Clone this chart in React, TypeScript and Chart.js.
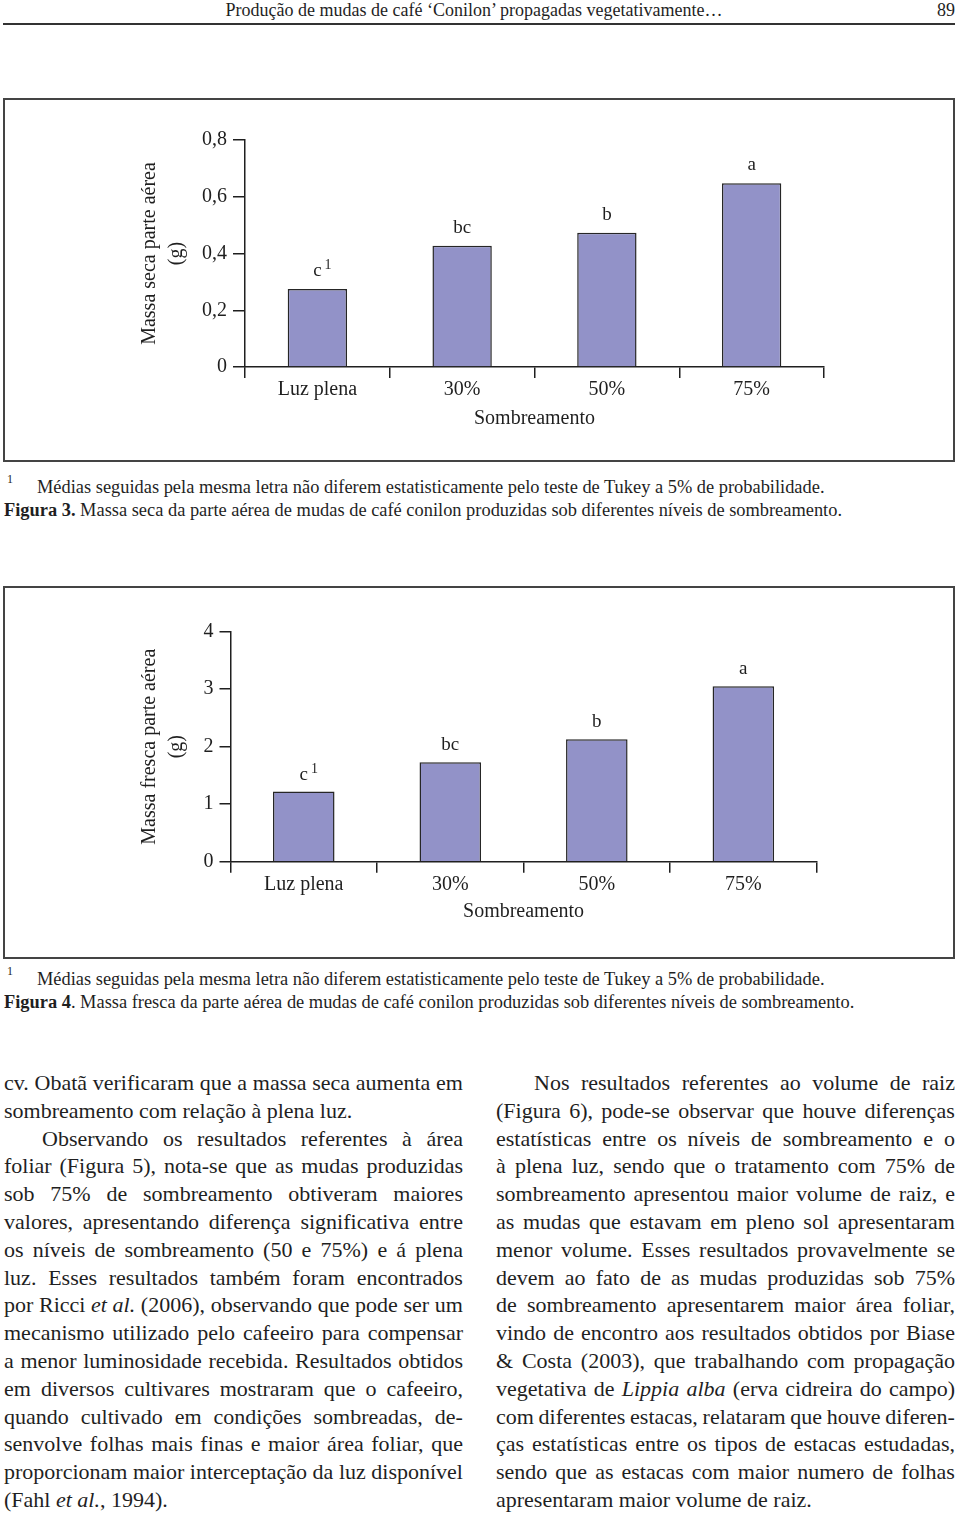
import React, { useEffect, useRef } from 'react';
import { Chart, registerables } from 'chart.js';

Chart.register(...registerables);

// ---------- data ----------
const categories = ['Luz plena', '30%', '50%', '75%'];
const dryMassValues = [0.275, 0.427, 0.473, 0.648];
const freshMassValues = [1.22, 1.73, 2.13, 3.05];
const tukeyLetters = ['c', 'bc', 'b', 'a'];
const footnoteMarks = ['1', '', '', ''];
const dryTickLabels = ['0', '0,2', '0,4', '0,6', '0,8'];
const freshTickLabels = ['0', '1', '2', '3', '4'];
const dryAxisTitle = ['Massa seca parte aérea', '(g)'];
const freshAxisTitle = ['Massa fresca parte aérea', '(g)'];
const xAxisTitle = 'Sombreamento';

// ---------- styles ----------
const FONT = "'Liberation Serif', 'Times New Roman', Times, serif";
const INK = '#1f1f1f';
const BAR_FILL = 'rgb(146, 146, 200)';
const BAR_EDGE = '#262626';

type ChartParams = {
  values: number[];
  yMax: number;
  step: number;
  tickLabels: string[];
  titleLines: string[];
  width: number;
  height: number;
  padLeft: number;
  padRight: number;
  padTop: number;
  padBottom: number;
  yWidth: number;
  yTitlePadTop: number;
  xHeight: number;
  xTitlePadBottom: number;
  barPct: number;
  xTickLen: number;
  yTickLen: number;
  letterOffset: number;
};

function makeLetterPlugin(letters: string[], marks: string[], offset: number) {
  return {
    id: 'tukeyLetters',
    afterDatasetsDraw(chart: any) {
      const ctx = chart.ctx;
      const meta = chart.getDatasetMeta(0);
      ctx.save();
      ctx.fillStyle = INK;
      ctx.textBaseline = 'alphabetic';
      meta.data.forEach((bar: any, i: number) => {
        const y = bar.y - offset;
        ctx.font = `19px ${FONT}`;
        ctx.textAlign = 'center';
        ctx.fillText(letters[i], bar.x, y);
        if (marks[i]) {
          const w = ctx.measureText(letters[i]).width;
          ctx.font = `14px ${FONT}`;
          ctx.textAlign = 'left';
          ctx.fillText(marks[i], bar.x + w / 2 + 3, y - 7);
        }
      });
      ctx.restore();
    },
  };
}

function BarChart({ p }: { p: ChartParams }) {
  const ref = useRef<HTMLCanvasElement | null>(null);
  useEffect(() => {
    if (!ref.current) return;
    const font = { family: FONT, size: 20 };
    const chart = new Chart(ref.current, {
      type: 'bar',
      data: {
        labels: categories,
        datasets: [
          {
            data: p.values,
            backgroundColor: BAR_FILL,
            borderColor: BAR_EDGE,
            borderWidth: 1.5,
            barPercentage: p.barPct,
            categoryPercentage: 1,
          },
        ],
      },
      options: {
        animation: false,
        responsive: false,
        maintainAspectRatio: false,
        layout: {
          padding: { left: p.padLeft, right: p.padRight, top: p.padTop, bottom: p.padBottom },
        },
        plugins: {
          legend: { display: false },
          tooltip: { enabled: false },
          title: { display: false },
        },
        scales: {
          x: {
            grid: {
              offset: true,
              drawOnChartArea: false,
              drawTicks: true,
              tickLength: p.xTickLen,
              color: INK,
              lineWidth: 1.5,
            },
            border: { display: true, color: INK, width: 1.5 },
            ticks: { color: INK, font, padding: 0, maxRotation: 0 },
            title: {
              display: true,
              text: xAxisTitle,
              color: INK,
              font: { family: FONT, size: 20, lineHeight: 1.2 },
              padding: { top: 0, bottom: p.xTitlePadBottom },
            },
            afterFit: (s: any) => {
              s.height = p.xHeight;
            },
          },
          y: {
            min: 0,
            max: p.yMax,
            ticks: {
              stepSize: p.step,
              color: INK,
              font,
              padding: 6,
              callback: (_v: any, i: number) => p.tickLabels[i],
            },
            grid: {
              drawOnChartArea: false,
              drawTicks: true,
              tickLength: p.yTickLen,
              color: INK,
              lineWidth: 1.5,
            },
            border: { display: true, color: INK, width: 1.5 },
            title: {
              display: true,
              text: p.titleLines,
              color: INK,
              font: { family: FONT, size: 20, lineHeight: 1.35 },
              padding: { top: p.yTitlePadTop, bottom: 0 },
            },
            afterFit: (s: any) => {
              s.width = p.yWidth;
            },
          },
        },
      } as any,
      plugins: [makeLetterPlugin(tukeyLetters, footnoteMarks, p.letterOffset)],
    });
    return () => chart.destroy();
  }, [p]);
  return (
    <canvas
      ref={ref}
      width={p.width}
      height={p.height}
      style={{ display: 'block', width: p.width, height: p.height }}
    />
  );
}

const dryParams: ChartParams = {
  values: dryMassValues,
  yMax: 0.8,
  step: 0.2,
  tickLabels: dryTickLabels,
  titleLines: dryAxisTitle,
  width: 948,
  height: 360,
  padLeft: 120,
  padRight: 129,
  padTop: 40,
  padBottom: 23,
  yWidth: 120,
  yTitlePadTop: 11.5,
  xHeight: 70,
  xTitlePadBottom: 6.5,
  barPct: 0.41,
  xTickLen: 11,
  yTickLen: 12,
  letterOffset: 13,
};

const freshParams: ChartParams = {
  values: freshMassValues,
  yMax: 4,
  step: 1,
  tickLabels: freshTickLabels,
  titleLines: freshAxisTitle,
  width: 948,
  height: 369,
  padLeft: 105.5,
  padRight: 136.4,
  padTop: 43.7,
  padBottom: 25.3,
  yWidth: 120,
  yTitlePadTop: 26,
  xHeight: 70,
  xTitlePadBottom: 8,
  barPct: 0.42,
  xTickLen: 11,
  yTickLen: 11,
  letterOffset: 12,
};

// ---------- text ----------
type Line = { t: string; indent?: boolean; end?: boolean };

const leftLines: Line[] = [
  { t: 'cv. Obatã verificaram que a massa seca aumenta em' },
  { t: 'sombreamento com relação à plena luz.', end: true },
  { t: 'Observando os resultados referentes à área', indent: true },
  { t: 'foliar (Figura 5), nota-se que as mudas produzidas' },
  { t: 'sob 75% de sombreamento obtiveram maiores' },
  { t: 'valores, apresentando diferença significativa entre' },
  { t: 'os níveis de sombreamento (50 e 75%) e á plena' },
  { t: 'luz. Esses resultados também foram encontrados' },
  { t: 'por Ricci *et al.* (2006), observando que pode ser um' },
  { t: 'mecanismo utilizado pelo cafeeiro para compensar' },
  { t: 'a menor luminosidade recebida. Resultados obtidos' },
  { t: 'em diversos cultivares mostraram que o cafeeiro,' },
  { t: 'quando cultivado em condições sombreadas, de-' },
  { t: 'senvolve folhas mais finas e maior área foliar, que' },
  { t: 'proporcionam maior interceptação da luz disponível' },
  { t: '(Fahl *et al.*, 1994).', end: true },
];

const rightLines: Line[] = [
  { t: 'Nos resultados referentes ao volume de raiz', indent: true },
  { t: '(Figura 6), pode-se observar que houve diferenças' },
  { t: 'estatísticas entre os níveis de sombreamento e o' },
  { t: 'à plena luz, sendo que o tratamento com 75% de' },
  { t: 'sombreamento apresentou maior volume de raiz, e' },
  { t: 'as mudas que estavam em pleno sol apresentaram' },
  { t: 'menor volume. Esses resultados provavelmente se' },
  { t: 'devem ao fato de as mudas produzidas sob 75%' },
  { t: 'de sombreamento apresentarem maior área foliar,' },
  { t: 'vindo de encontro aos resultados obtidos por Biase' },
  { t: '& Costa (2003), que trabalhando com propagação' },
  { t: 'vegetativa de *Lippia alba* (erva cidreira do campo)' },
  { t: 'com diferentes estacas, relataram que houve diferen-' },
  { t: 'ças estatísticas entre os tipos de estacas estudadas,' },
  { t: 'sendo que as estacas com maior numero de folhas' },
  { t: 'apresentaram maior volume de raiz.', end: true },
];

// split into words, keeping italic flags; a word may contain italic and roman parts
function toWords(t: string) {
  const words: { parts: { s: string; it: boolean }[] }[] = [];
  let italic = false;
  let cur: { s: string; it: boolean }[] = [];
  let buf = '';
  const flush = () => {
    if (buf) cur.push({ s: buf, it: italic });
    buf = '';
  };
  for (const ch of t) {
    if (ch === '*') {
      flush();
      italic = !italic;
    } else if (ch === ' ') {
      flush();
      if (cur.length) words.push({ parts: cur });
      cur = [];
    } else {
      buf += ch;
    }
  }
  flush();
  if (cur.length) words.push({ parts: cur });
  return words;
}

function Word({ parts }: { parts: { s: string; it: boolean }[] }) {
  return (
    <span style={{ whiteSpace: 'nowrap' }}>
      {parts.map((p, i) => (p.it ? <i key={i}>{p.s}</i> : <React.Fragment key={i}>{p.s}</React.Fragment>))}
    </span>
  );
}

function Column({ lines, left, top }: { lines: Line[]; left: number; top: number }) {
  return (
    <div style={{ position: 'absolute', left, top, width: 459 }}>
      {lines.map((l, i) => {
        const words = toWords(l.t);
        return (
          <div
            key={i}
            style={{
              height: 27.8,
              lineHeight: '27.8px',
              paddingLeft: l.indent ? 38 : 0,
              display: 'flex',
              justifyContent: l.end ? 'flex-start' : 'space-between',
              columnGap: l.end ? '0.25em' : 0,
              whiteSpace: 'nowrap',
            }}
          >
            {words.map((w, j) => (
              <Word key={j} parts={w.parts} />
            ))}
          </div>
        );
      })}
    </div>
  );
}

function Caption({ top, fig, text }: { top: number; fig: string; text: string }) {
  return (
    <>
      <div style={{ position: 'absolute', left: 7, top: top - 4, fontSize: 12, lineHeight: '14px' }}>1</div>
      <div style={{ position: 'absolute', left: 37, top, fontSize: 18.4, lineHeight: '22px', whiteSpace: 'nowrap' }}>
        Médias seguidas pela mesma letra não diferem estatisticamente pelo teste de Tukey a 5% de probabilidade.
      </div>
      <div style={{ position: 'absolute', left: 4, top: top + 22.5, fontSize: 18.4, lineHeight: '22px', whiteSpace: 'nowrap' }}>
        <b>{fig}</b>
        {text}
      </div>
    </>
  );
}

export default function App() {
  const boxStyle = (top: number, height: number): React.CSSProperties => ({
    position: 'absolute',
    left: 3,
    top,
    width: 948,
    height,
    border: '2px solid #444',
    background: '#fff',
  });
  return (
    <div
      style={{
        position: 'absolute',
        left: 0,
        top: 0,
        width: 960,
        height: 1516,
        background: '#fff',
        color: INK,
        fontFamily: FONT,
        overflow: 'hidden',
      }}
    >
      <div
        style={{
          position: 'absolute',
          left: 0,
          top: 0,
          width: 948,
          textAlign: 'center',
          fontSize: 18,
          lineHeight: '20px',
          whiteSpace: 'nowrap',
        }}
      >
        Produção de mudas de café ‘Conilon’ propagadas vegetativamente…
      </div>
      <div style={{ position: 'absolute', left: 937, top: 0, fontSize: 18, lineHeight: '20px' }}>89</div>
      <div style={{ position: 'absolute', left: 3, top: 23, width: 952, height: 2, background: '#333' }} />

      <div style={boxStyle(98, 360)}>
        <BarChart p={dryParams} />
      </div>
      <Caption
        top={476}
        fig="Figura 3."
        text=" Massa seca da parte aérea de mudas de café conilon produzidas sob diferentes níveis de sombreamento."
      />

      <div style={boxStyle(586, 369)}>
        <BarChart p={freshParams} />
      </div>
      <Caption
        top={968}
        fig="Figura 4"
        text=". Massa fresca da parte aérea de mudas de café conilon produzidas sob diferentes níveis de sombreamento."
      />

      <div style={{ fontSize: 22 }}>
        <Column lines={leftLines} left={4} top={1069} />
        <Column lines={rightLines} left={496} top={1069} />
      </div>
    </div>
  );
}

*YOUR TASK*.
Repeat the listing above up to and including the line with "const BAR_EDGE = '#262626';", starting from its first line. Drop any pictures.

*OUTPUT BELOW*.
Clone this chart in React, TypeScript and Chart.js.
import React, { useEffect, useRef } from 'react';
import { Chart, registerables } from 'chart.js';

Chart.register(...registerables);

// ---------- data ----------
const categories = ['Luz plena', '30%', '50%', '75%'];
const dryMassValues = [0.275, 0.427, 0.473, 0.648];
const freshMassValues = [1.22, 1.73, 2.13, 3.05];
const tukeyLetters = ['c', 'bc', 'b', 'a'];
const footnoteMarks = ['1', '', '', ''];
const dryTickLabels = ['0', '0,2', '0,4', '0,6', '0,8'];
const freshTickLabels = ['0', '1', '2', '3', '4'];
const dryAxisTitle = ['Massa seca parte aérea', '(g)'];
const freshAxisTitle = ['Massa fresca parte aérea', '(g)'];
const xAxisTitle = 'Sombreamento';

// ---------- styles ----------
const FONT = "'Liberation Serif', 'Times New Roman', Times, serif";
const INK = '#1f1f1f';
const BAR_FILL = 'rgb(146, 146, 200)';
const BAR_EDGE = '#262626';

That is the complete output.